Alla domanda di Bruno Vespa “Sbaglio, qua in pensione alla fine, non ci andrà più nessuno? Il presidente dell’INPS, Pasquale Tridico risponde: <<No, per carità, oggi noi abbiamo 16 milioni di pensionati e il futuro ne avremo poco di meno. Quasi 3 milioni i lavoratori, 22 milioni pensioni, ben 16 milioni di pensionati e 23,4 milioni circa di lavoratori. Un rapporto che più ci preoccupa è quello della popolazione attiva. Le prospettive demografiche evidenziano un rapporto che diminuisce. A mio avviso è il dato che deve essere attenzionato maggiormente dalla politica, dal parlamento, dal governo, perché la chiave di volta per la sostenibilità è più lavoro e soprattutto più lavoro di qualità>>.
Nel corso della trasmissione sono state effettuate varie considerazione, come quella sulla nuova riforma che deve considerare vari fattori
Dalle varie considerazioni bisogna tener presente che qualsiasi riforma delle pensioni dovrà contenere tutti i vari fattori. Nello specifico, l’invecchiamento della popolazione e il basso tasso di occupazione. Dai dati di giugno 2022, l’Italia è tra gli ultimi Paesi in termini di livelli occupazionali, battuta anche dalla Grecia. Pertanto, si rende necessario calibrare le pensioni per poterle pagare a tutti.
In Italia la riforma delle pensioni per garantire più flessibilità in uscita è sempre all’orizzonte.

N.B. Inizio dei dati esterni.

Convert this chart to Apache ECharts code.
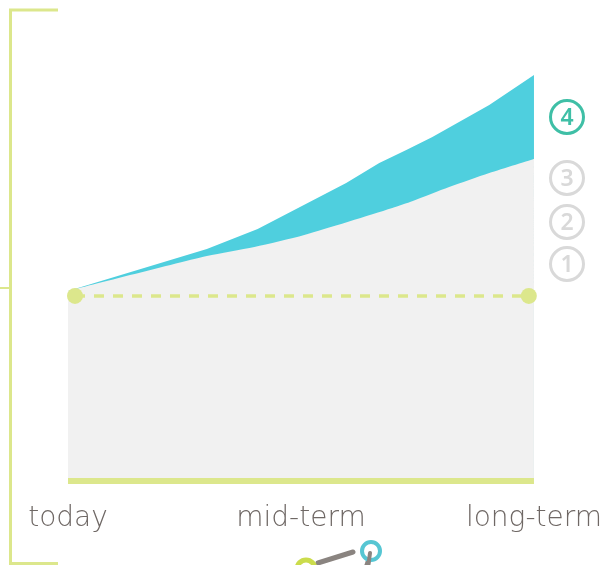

Ed è proprio quell’orizzonte che si sposta continuamente in avanti, spinto da un evidente problema di costi. Anche oggi le discussioni si concentrano su aspetti importanti per i diretti interessati ma nel dettaglio, rispetto al sistema previdenziale complessivo, il lavorio è ancora una volta orientato su Opzione Donna; cioè sulla possibilità per le lavoratrici di uscire con almeno 35 anni di anzianità, a patto di optare per il meno generoso calcolo contributivo.
La platea delle lavoratrici è stata ristretta dall’ultima Legge di Bilancio che ha alzato a 60 anni l’età minima per questa categoria di lavoratrici. L’età 60 anni, scende a 59 anni per le donne che hanno un figlio e a 58 per quelle che ne hanno almeno due o sono interessate da licenziamenti o crisi aziendali.
Le varie riunioni di confronto tecnico fra Governo e Sindacati, sono allo studio varie ipotesi per ammorbidire i requisiti che si presentano troppo stringenti, ma il problema dei costi resta delicatissimo. Si immagini che anche un ritocco sull’ Opzione donna è un problema per la finanza pubblica, quindi, è facile capire come è difficile trovare una soluzione alla riforma della legge Fornero.
La spesa previdenziale italiana intorno al 17% del PIL è la più alta al mondo. La demografia è soprattutto l’inflazione, la fanno aumentare di 55 miliardi cinquantacinque miliardi entro il 2025. Questo aumenta il peso su debito pubblico che è già 50 punti sopra la media dell’eurozona. L’ufficio parlamentare di Bilancio ha spiegato alla Camera e Senato che senza correttivi basterà l’invecchiamento della popolazione a portare il PIL ventuno punti sopra i livelli attuali tra meno di venti anni.
Bruno Vespa chiede: “in questo scenario soluzioni semplici non esistono. Qual è il suggerimento Presidente?”
Tridico: <<Guardi il punto è di nuovo il lavoro. Eh è vero come diceva il direttore Tamburini che c’è un problema di matching quindi quattrocentomila unità di lavoro si possono recuperare attraverso politiche attive efficaci. Però, voglio ricordare un dato. Noi siamo un paese più o meno come la Francia. In Francia ci sono poco più di sessanta milioni di abitanti e oltre trenta milioni di lavoratori. Da noi sono ventitré milioni di lavoratori. Cioè il nostro sistema economico produce pochi posti di lavoro oggi. Io spero e mi auguro che la politica che il PNNR possa essere un volano soprattutto per il pubblico. Perché negli ultimi dieci anni il turn over ha bloccato anche quel sistema di assunzione. In effetti, molti giovani vanno all’estero anche avendo quelle condizioni che le aziende chiedono oggi, ma sono costrette ad andare all’estero perché accedono a migliori condizioni di lavoro e anche di salario, bisogna dirlo. Dopodiché c’è un problema di capacità produttiva, soprattutto a Sud che interessa l’assorbimento di donne e di giovani>>.